Zambia drew away to Senegal before thrashing the same team 4-0 at home. Those results left them needing a point in Morocco to complete arguably the unlikeliest FIFA World Cup qualification in history. The southern Africans were on course for that for over an hour, but a 62nd-minute Abdeslam Laghrissi goal ultimately proved enough to end their dream and book the Moroccans an American adventure.

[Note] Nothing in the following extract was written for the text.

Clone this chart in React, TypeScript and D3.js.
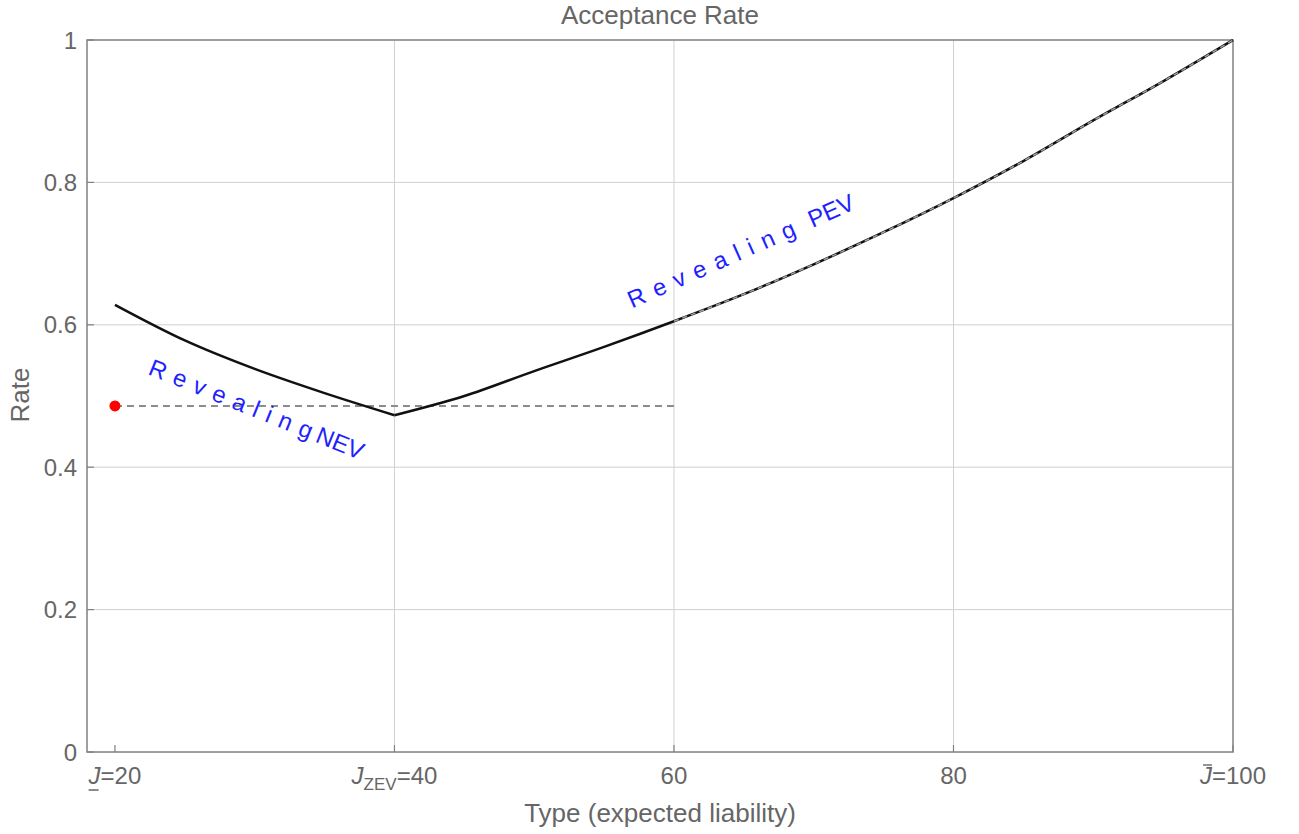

Just two months before USA 1994 kicked off, however, Kalusha and his young team-mates had again made their nation indescribably proud. Zambia, indeed, unexpectedly reached the Cup of Nations final in Tunisia, where few gave them a hope of upsetting Sunday Oliseh, Jay Jay Okocha, Finidi George, Emmanuel Amuneke, Daniel Amokachi, Victor Ikpeba, Rashidi Yekini and Co. It took the Chipolopolo a mere three minutes to take a shock lead through Elijah Litana, and though an Amuneke brace edged the Super Eagles a 2-1 victory, the heroic Zambians were champions in the hearts of football followers the world over for, somehow, managing to achieve so much following such a catastrophe in Libreville.

It was, therefore, fitting that the scene of Zambian football’s greatest tragedy was the scene of its greatest triumph: in 2012, following another period of footballing obscurity, Zambia sensationally won the Cup of Nations in the Gabonese capital. The conquest was, naturally, dedicated to the 30 people who lost their lives on 27 April 1993 – a disaster that spurned this tear-jerking tale.